Und dies ist eines der großen Probleme der Heilpraktiker-Szene: die Blender, die viel Versprechen, wenig halten und immer auf dem schmalen Grad der Legalität wandeln und niemals fassbar sind. Und das ist nicht nur einer.

Zur Stellung der Heilpraktiker führt das Gericht aus,

dass die Zulassung von Heilpraktikern zu Heilpraktikern weder eine besondere berufliche Ausbildung noch den Nachweis einer besonderen Fachqualifikation erfordert (BGH a.a.O. Rz. 16, zitiert nach Juris). Heilpraktiker unterliegen keiner gesetzlich festgelegten Berufsaufsicht. Es widerspricht daher nicht der rechtspolitischen Zielsetzung, § 12 Abs. 12 HWG seinem Wortlaut entsprechend uneingeschränkt auf die Werbung von und für Heilpraktiker anzuwenden (BGH a.a.O.). (3)

Dieser Fall ist wieder einmal ein Paradebeispiel dafür, warum wir die #Heilpraktikalypse brauchen. Der Heilpraktiker ist ein Anachronismus unseres Gesundheitssystems. Viele Vertreter dieser medizinischen Anlerntätigkeit sind eine Gefahr für arglose Patientinnen und Patienten. Deswegen brauchen wir keine Heilpraktiker-Reform, wir brauchen keine Überarbeitung der Vorschriften, wir brauchen eine Abschaffung dieses unsäglichen Überbleibsels der NS-Zeit.

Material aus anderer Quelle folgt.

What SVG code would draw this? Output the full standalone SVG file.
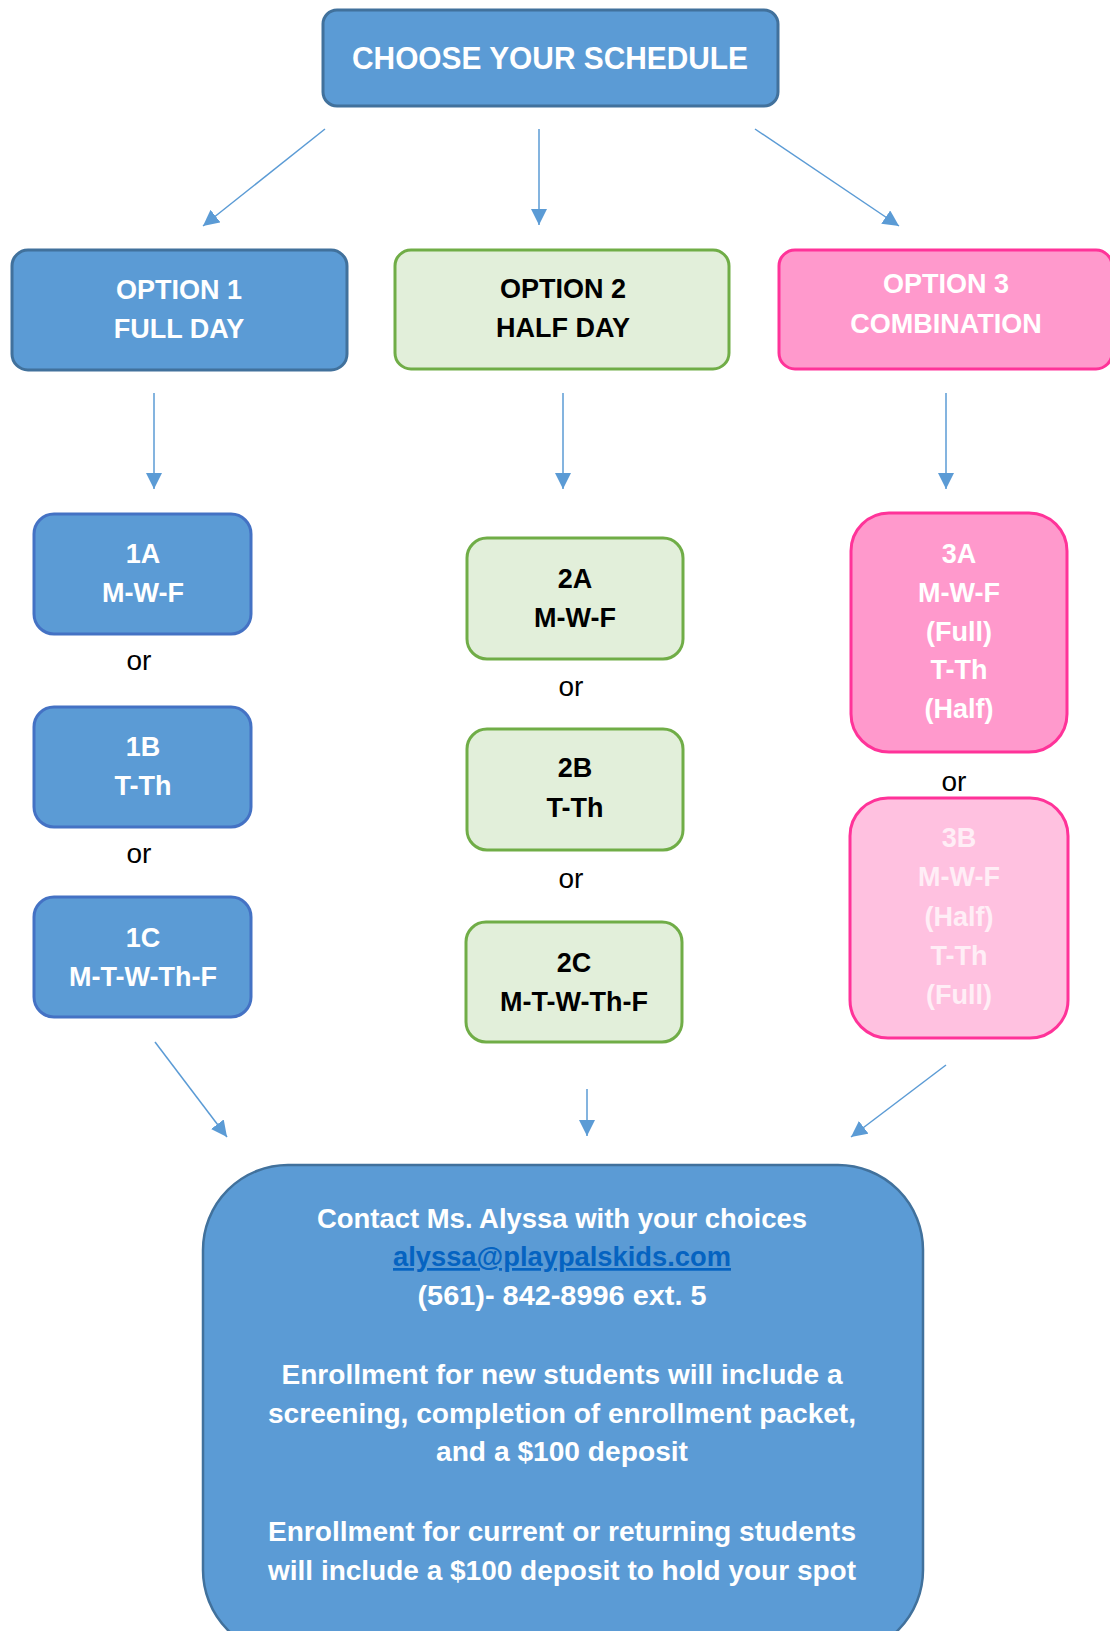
<svg xmlns="http://www.w3.org/2000/svg" width="1110" height="1631" viewBox="0 0 1110 1631">
<style>
.t{font-family:"Liberation Sans",Arial,sans-serif;font-weight:bold;text-anchor:middle}
.w{fill:#FFFFFF}
.k{fill:#000000}
.or{font-family:"Liberation Sans",Arial,sans-serif;font-size:28px;fill:#000000;text-anchor:middle}
.blue{fill:#5B9BD5;stroke:#41719C;stroke-width:3}
.blue2{fill:#5B9BD5;stroke:#4472C4;stroke-width:3}
.green{fill:#E2EFDA;stroke:#70AD47;stroke-width:3}
.pink{fill:#FF99CC;stroke:#FF3399;stroke-width:3}
.pink2{fill:#FFC1E0;stroke:#FF3399;stroke-width:3}
.c{stroke:#5B9BD5;stroke-width:1.5;fill:none;marker-end:url(#ah)}
</style>
<defs>
<marker id="ah" markerUnits="userSpaceOnUse" markerWidth="17" markerHeight="16" refX="16" refY="8" orient="auto">
<path d="M0,0 L16,8 L0,16 z" fill="#5B9BD5"/>
</marker>
</defs>
<rect width="1110" height="1631" fill="#FFFFFF"/>
<g id="connectors">
<line class="c" x1="325" y1="129" x2="203" y2="226"/>
<line class="c" x1="539" y1="129" x2="539" y2="225"/>
<line class="c" x1="755" y1="129" x2="899" y2="226"/>
<line class="c" x1="154" y1="393" x2="154" y2="489"/>
<line class="c" x1="563" y1="393" x2="563" y2="489"/>
<line class="c" x1="946" y1="393" x2="946" y2="489"/>
<line class="c" x1="155" y1="1042" x2="227" y2="1137"/>
<line class="c" x1="587" y1="1089" x2="587" y2="1136"/>
<line class="c" x1="946" y1="1065" x2="851" y2="1137"/>
</g>
<g id="choose">
<rect class="blue" x="323" y="10" width="455" height="96" rx="14"/>
<text class="t w" x="550" y="69" font-size="32" textLength="396" lengthAdjust="spacingAndGlyphs">CHOOSE YOUR SCHEDULE</text>
</g>
<g id="option1">
<rect class="blue" x="12" y="250" width="335" height="120" rx="16"/>
<text class="t w" x="179" y="299" font-size="27">OPTION 1</text>
<text class="t w" x="179" y="338" font-size="27">FULL DAY</text>
</g>
<g id="option2">
<rect class="green" x="395" y="250" width="334" height="119" rx="16"/>
<text class="t k" x="563" y="298" font-size="27">OPTION 2</text>
<text class="t k" x="563" y="337" font-size="27">HALF DAY</text>
</g>
<g id="option3">
<rect class="pink" x="779" y="250" width="333" height="119" rx="16"/>
<text class="t w" x="946" y="293" font-size="27">OPTION 3</text>
<text class="t w" x="946" y="333" font-size="27">COMBINATION</text>
</g>
<g id="n1A">
<rect class="blue2" x="34" y="514" width="217" height="120" rx="20"/>
<text class="t w" x="143" y="563" font-size="27">1A</text>
<text class="t w" x="143" y="602" font-size="27">M-W-F</text>
</g>
<text class="or" x="139" y="670">or</text>
<g id="n1B">
<rect class="blue2" x="34" y="707" width="217" height="120" rx="20"/>
<text class="t w" x="143" y="756" font-size="27">1B</text>
<text class="t w" x="143" y="795" font-size="27">T-Th</text>
</g>
<text class="or" x="139" y="863">or</text>
<g id="n1C">
<rect class="blue2" x="34" y="897" width="217" height="120" rx="20"/>
<text class="t w" x="143" y="947" font-size="27">1C</text>
<text class="t w" x="143" y="986" font-size="27">M-T-W-Th-F</text>
</g>
<g id="n2A">
<rect class="green" x="467" y="538" width="216" height="121" rx="20"/>
<text class="t k" x="575" y="588" font-size="27">2A</text>
<text class="t k" x="575" y="627" font-size="27">M-W-F</text>
</g>
<text class="or" x="571" y="696">or</text>
<g id="n2B">
<rect class="green" x="467" y="729" width="216" height="121" rx="20"/>
<text class="t k" x="575" y="777" font-size="27">2B</text>
<text class="t k" x="575" y="817" font-size="27">T-Th</text>
</g>
<text class="or" x="571" y="888">or</text>
<g id="n2C">
<rect class="green" x="466" y="922" width="216" height="120" rx="20"/>
<text class="t k" x="574" y="972" font-size="27">2C</text>
<text class="t k" x="574" y="1011" font-size="27">M-T-W-Th-F</text>
</g>
<g id="n3A">
<rect class="pink" x="851" y="513" width="216" height="239" rx="38"/>
<text class="t w" x="959" y="563" font-size="27">3A</text>
<text class="t w" x="959" y="602" font-size="27">M-W-F</text>
<text class="t w" x="959" y="641" font-size="27">(Full)</text>
<text class="t w" x="959" y="679" font-size="27">T-Th</text>
<text class="t w" x="959" y="718" font-size="27">(Half)</text>
</g>
<text class="or" x="954" y="791">or</text>
<g id="n3B">
<rect class="pink2" x="850" y="798" width="218" height="240" rx="38"/>
<text class="t" fill="#FFEEF6" x="959" y="847" font-size="27">3B</text>
<text class="t" fill="#FFEEF6" x="959" y="886" font-size="27">M-W-F</text>
<text class="t" fill="#FFEEF6" x="959" y="926" font-size="27">(Half)</text>
<text class="t" fill="#FFEEF6" x="959" y="965" font-size="27">T-Th</text>
<text class="t" fill="#FFEEF6" x="959" y="1004" font-size="27">(Full)</text>
</g>
<g id="contact">
<rect x="203" y="1165" width="720" height="490" rx="85" fill="#5B9BD5" stroke="#41719C" stroke-width="2.5"/>
<text class="t w" x="562" y="1228" font-size="27" textLength="490" lengthAdjust="spacingAndGlyphs">Contact Ms. Alyssa with your choices</text>
<text class="t" fill="#0563C1" text-decoration="underline" x="562" y="1266" font-size="27" textLength="338" lengthAdjust="spacingAndGlyphs">alyssa@playpalskids.com</text>
<text class="t w" x="562" y="1305" font-size="27" textLength="289" lengthAdjust="spacingAndGlyphs">(561)- 842-8996 ext. 5</text>
<text class="t w" x="562" y="1384" font-size="27" textLength="561" lengthAdjust="spacingAndGlyphs">Enrollment for new students will include a</text>
<text class="t w" x="562" y="1423" font-size="27" textLength="588" lengthAdjust="spacingAndGlyphs">screening, completion of enrollment packet,</text>
<text class="t w" x="562" y="1461" font-size="27" textLength="252" lengthAdjust="spacingAndGlyphs">and a $100 deposit</text>
<text class="t w" x="562" y="1541" font-size="27" textLength="588" lengthAdjust="spacingAndGlyphs">Enrollment for current or returning students</text>
<text class="t w" x="562" y="1580" font-size="27" textLength="588" lengthAdjust="spacingAndGlyphs">will include a $100 deposit to hold your spot</text>
</g>
</svg>
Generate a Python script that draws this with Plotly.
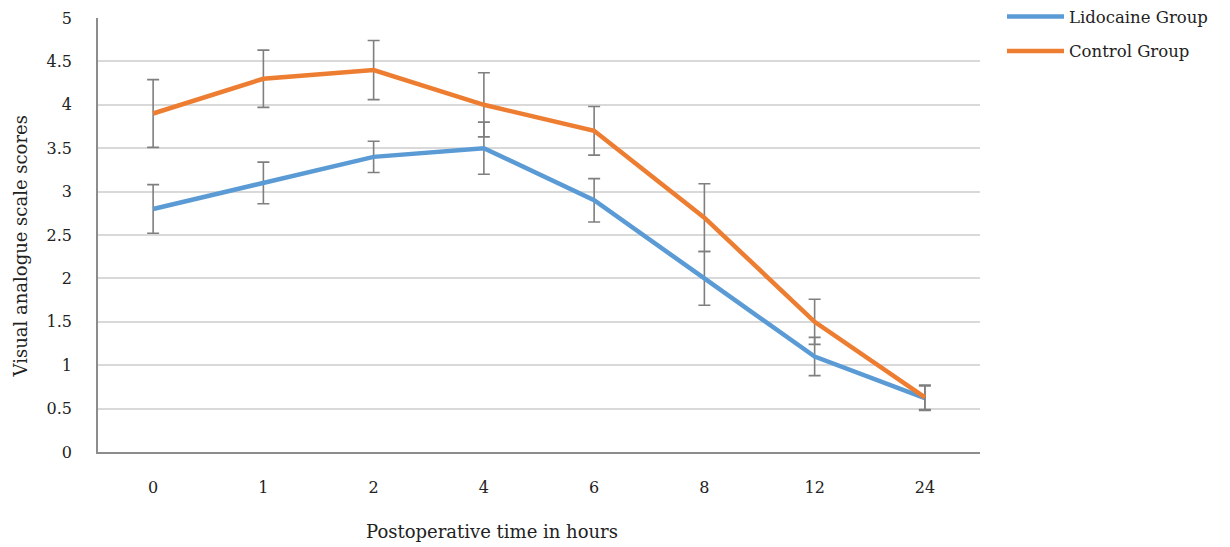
import plotly.graph_objects as go

categories = ["0", "1", "2", "4", "6", "8", "12", "24"]
lidocaine = [2.8, 3.1, 3.4, 3.5, 2.9, 2.0, 1.1, 0.62]
lidocaine_err = [0.28, 0.24, 0.18, 0.30, 0.25, 0.31, 0.22, 0.14]
control = [3.9, 4.3, 4.4, 4.0, 3.7, 2.7, 1.5, 0.63]
control_err = [0.39, 0.33, 0.34, 0.37, 0.28, 0.39, 0.26, 0.14]
y_ticks = [0, 0.5, 1, 1.5, 2, 2.5, 3, 3.5, 4, 4.5, 5]
x_title = "Postoperative time in hours"
y_title = "Visual analogue scale scores"

FONT = "DejaVu Serif"
err_style = dict(type="data", color="#7f7f7f", thickness=1.6, width=6, visible=True)

fig = go.Figure()
fig.add_trace(go.Scatter(
    x=categories, y=lidocaine, mode="lines", name="Lidocaine Group",
    line=dict(color="#5B9BD5", width=4.5), legendgroup="a",
    error_y=dict(array=lidocaine_err, **err_style),
))
fig.add_trace(go.Scatter(
    x=categories, y=control, mode="lines", name="Control Group",
    line=dict(color="#ED7D31", width=4.5), legendgroup="b",
    error_y=dict(array=control_err, **err_style),
))

# Axis titles (placed off-centre, as in the reference)
fig.add_annotation(text=x_title, xref="paper", yref="paper",
                   x=(492 - 98) / 882, y=(452 - 531) / 434,
                   xanchor="center", yanchor="middle", showarrow=False,
                   font=dict(family=FONT, size=18, color="#222"))
fig.add_annotation(text=y_title, xref="paper", yref="paper",
                   x=(20 - 98) / 882, y=(452 - 246.5) / 434, textangle=-90,
                   xanchor="center", yanchor="middle", showarrow=False,
                   font=dict(family=FONT, size=18, color="#222"))

# The page body adds an 8px offset, so margins compensate for it.
fig.update_layout(
    width=1230, height=547,
    margin=dict(l=90, r=258, t=10, b=103, autoexpand=False),
    paper_bgcolor="white", plot_bgcolor="white",
    font=dict(family=FONT, size=16, color="#222"),
    legend=dict(x=(1002 - 98) / 882, y=1.043, xanchor="left", yanchor="top",
                font=dict(family=FONT, size=16.5, color="#222"),
                itemwidth=57, tracegroupgap=10, bgcolor="rgba(0,0,0,0)"),
    xaxis=dict(type="category", range=[-0.5, 7.5], showgrid=False,
               showline=True, linecolor="#8c8c8c", linewidth=1.5,
               ticks="", ticklabelstandoff=20,
               tickfont=dict(size=16)),
    yaxis=dict(range=[0, 5], tickvals=y_ticks, ticktext=[f"{v:g}" for v in y_ticks],
               showgrid=True, gridcolor="#d9d9d9", gridwidth=1.5,
               showline=True, linecolor="#8c8c8c", linewidth=1.5,
               zeroline=False, ticks="", ticklabelstandoff=21,
               tickfont=dict(size=16)),
)

fig.write_html("out.html")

Leider ist das Urteil noch nicht rechtskräftig, der Herr hat angekündigt, den „Rechtsweg ausschöpfen zu wollen“. Das heißt also, dass noch jemand mit einem aussichtslosen Anliegen unser Gerichtswesen verstopft. Solche Aussagen werte ich persönlich als das beleidigte mit dem Fuß aufstampfen eines verzogenen Kleinkindes.

Anmerkungen:
(1) Artikel 12 GG besagt: (1) Alle Deutschen haben das Recht, Beruf, Arbeitsplatz und Ausbildungsstätte frei zu wählen. Die Berufsausübung kann durch Gesetz oder auf Grund eines Gesetzes geregelt werden. (2) Niemand darf zu einer bestimmten Arbeit gezwungen werden, außer im Rahmen einer herkömmlichen allgemeinen, für alle gleichen öffentlichen Dienstleistungspflicht. (3) Zwangsarbeit ist nur bei einer gerichtlich angeordneten Freiheitsentziehung zulässig.
(2) Pressemitteilung des Deutschen Konsumentenbundes vom 16. Februar 2019.
(3) Entscheidung des Landgerichtes Köln vom 12. Februar 2019 Az. 81 O 105/18.